Artesia voters will have a chance to ponder an increase in the city’s business tax for businesses making over $150,000 in gross receipts this November.
The City Council voted 4-0 in a special meeting June 23 to place the measure on the ballot, which City Manager Maria Dadian said would help the city fund essential services such as public safety, public works and parks and recreation. The unanimous declaration of a last month by the Council due to dwindling revenue and the end of redevelopment agencies made it likely for the city to find ways to shore up its budget.
“The City staff has been evaluating ways in enhancing revenue and increase local control over the city’s funding,” she wrote in a statement read by City Attorney Kevin Ennis. “The business license ordinance was identified as an existing locally controlled revenue source that has not been updated for more than 20 years.”
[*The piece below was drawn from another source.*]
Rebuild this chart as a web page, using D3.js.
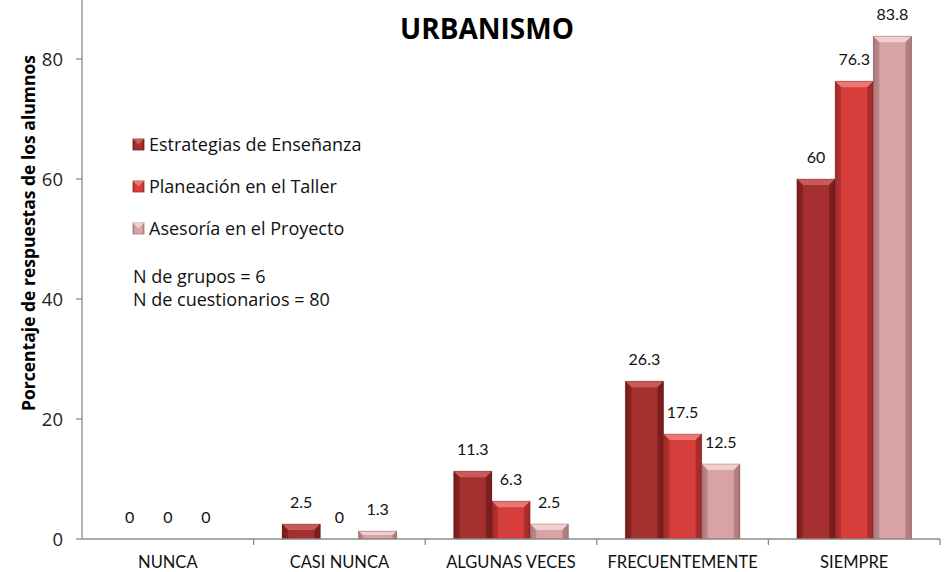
<!DOCTYPE html>
<html lang="es">
<head>
    <meta charset="UTF-8">
    <title>Urbanismo</title>
    <script src="https://d3js.org/d3.v7.min.js"></script>
    <style>
        body { margin: 0; background: #fff; }
        svg { display: block; }
        .axis-line { stroke: #8c8c8c; stroke-width: 1.3; }
    </style>
</head>
<body>
    <svg width="945" height="572"></svg>

    <script>
        // Chart data
        const categories = ["NUNCA", "CASI NUNCA", "ALGUNAS VECES", "FRECUENTEMENTE", "SIEMPRE"];
        const seriesNames = ["Estrategias de Enseñanza", "Planeación en el Taller", "Asesoría en el Proyecto"];
        const estrategias = [0, 2.5, 11.3, 26.3, 60];
        const planeacion = [0, 0, 6.3, 17.5, 76.3];
        const asesoria = [0, 1.3, 2.5, 12.5, 83.8];
        const yTicks = [0, 20, 40, 60, 80];
        const notes = ["N de grupos = 6", "N de cuestionarios = 80"];

        const seriesValues = [estrategias, planeacion, asesoria];
        const colors = [
            { base: "#a52f2f", light: "#c85a5a", dark: "#761c1c" },
            { base: "#d53e3b", light: "#ec7672", dark: "#a22a28" },
            { base: "#d9a2a4", light: "#efcfd0", dark: "#ad787b" }
        ];

        const svg = d3.select("svg");
        const margin = { top: 0, right: 5, bottom: 33, left: 82 };
        const width = 945 - margin.left - margin.right;
        const height = 539 - margin.top;

        const g = svg.append("g").attr("transform", `translate(${margin.left},${margin.top})`);

        const x0 = d3.scaleBand().domain(categories).range([0, width]);
        const gap = x0.bandwidth() * 0.166;
        const x1 = d3.scaleBand().domain(d3.range(seriesValues.length)).range([gap, x0.bandwidth() - gap]);
        const y = d3.scaleLinear().domain([0, 90]).range([height, -1]);

        // Gradients for the bevelled bars
        const defs = svg.append("defs");
        colors.forEach((c, i) => {
            const grad = defs.append("linearGradient")
                .attr("id", `grad-${i}`)
                .attr("x1", "0%").attr("x2", "100%").attr("y1", "0%").attr("y2", "0%");
            grad.append("stop").attr("offset", "0%").attr("stop-color", c.dark);
            grad.append("stop").attr("offset", "18%").attr("stop-color", c.base);
            grad.append("stop").attr("offset", "82%").attr("stop-color", c.base);
            grad.append("stop").attr("offset", "100%").attr("stop-color", c.dark);
        });

        // Title
        svg.append("text")
            .attr("x", 487).attr("y", 39)
            .attr("text-anchor", "middle")
            .style("font-family", "'Open Sans', sans-serif")
            .style("font-weight", "bold")
            .style("font-size", "28px")
            .text("URBANISMO");

        // Y axis
        const yAxis = g.append("g");
        yAxis.append("line").attr("class", "axis-line")
            .attr("x1", 0).attr("x2", 0).attr("y1", 0).attr("y2", height);
        yTicks.forEach(t => {
            yAxis.append("line").attr("class", "axis-line")
                .attr("x1", -6).attr("x2", 0).attr("y1", y(t)).attr("y2", y(t));
            yAxis.append("text")
                .attr("x", -19).attr("y", y(t)).attr("dy", "0.36em")
                .attr("text-anchor", "end")
                .style("font-family", "'Open Sans', sans-serif")
                .style("font-size", "18.5px")
                .attr("fill", "#222")
                .text(t);
        });

        svg.append("text")
            .attr("transform", `translate(35,233) rotate(-90)`)
            .attr("text-anchor", "middle")
            .style("font-family", "'Open Sans', sans-serif")
            .style("font-weight", "bold")
            .style("font-size", "17.5px")
            .text("Porcentaje de respuestas de los alumnos");

        // Bars
        const bev = 6;
        categories.forEach((cat, ci) => {
            const cg = g.append("g").attr("transform", `translate(${x0(cat)},0)`);
            seriesValues.forEach((vals, si) => {
                const v = vals[ci];
                const bx = x1(si), bw = x1.bandwidth();
                const top = y(v), bottom = y(0);
                const c = colors[si];
                if (v > 0) {
                    cg.append("rect")
                        .attr("x", bx).attr("y", top)
                        .attr("width", bw).attr("height", bottom - top)
                        .attr("fill", `url(#grad-${si})`);
                    const b = Math.min(bev, (bottom - top) / 2);
                    // top bevel
                    cg.append("polygon")
                        .attr("points", [[bx, top], [bx + bw, top], [bx + bw - b, top + b], [bx + b, top + b]].join(" "))
                        .attr("fill", c.light);
                    // left and right bevels
                    cg.append("polygon")
                        .attr("points", [[bx, top], [bx + b, top + b], [bx + b, bottom], [bx, bottom]].join(" "))
                        .attr("fill", c.dark).attr("opacity", 0.55);
                    cg.append("polygon")
                        .attr("points", [[bx + bw, top], [bx + bw - b, top + b], [bx + bw - b, bottom], [bx + bw, bottom]].join(" "))
                        .attr("fill", c.dark).attr("opacity", 0.75);
                    cg.append("rect")
                        .attr("x", bx).attr("y", top)
                        .attr("width", bw).attr("height", bottom - top)
                        .attr("fill", "none")
                        .attr("stroke", "#5a1414").attr("stroke-opacity", 0.35).attr("stroke-width", 0.8);
                }
                cg.append("text")
                    .attr("x", bx + bw / 2).attr("y", top - 16)
                    .attr("text-anchor", "middle")
                    .style("font-family", "Lato, sans-serif")
                    .style("font-size", "16px")
                    .attr("fill", "#111")
                    .text(v);
            });
        });

        // X axis
        const xAxis = g.append("g").attr("transform", `translate(0,${height})`);
        xAxis.append("line").attr("class", "axis-line")
            .attr("x1", 0).attr("x2", width).attr("y1", 0).attr("y2", 0);
        categories.forEach((cat, i) => {
            xAxis.append("line").attr("class", "axis-line")
                .attr("x1", x0(cat) + x0.bandwidth()).attr("x2", x0(cat) + x0.bandwidth())
                .attr("y1", 0).attr("y2", 6);
            xAxis.append("text")
                .attr("x", x0(cat) + x0.bandwidth() / 2).attr("y", 29)
                .attr("text-anchor", "middle")
                .style("font-family", "Lato, sans-serif")
                .style("font-size", "16.5px")
                .attr("fill", "#111")
                .text(cat);
        });

        // Legend
        const legend = svg.append("g");
        seriesNames.forEach((name, i) => {
            const ly = 145 + i * 42;
            legend.append("rect")
                .attr("x", 133).attr("y", ly - 6)
                .attr("width", 11).attr("height", 11)
                .attr("fill", `url(#grad-${i})`)
                .attr("stroke", colors[i].dark).attr("stroke-width", 0.8);
            legend.append("polygon")
                .attr("points", [[133, ly - 6], [144, ly - 6], [138.5, ly - 0.5]].join(" "))
                .attr("fill", colors[i].light);
            legend.append("text")
                .attr("x", 149).attr("y", ly).attr("dy", "0.35em")
                .style("font-family", "'Open Sans', sans-serif")
                .style("font-size", "18px")
                .attr("fill", "#111")
                .text(name);
        });
        notes.forEach((t, i) => {
            legend.append("text")
                .attr("x", 133).attr("y", 277 + i * 23).attr("dy", "0.35em")
                .style("font-family", "'Open Sans', sans-serif")
                .style("font-size", "18px")
                .attr("fill", "#111")
                .text(t);
        });
    </script>
</body>
</html>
The statement also read that no increase for small businesses is in the works, but that larger businesses “pay their fair share.” Businesses affected by the tax increase could see their license fees go as high as 65 percent.
Before considering the placement of the business tax increase on the ballot, the City set up an ad hoc committee and consulted with residents and businesses.
The proposed concerned businessmen like Manu Patel because of potential auditing by the city to ensure that these businesses “pay their fair share.”
“Every time you audit, people are scared like if the Internal Revenue Service orders an audit,” he told the Council before the vote.
Mayor Pro Tem Sally Flowers assured Patel that it wouldn’t change its auditing policies and it is not targeting the tax increase on small businesses.
“We’re not touching the small businesses to the detriment of the City,” she told Patel. “In other words, we’re losing out on any business that makes less than $150,000. That’s a huge chunk of money and we’re trying to protect the small businesses so they can flourish and hopefully become one of the bigger businesses.”
If enacted by Artesia voters, this tax revenue cannot be seized by the State.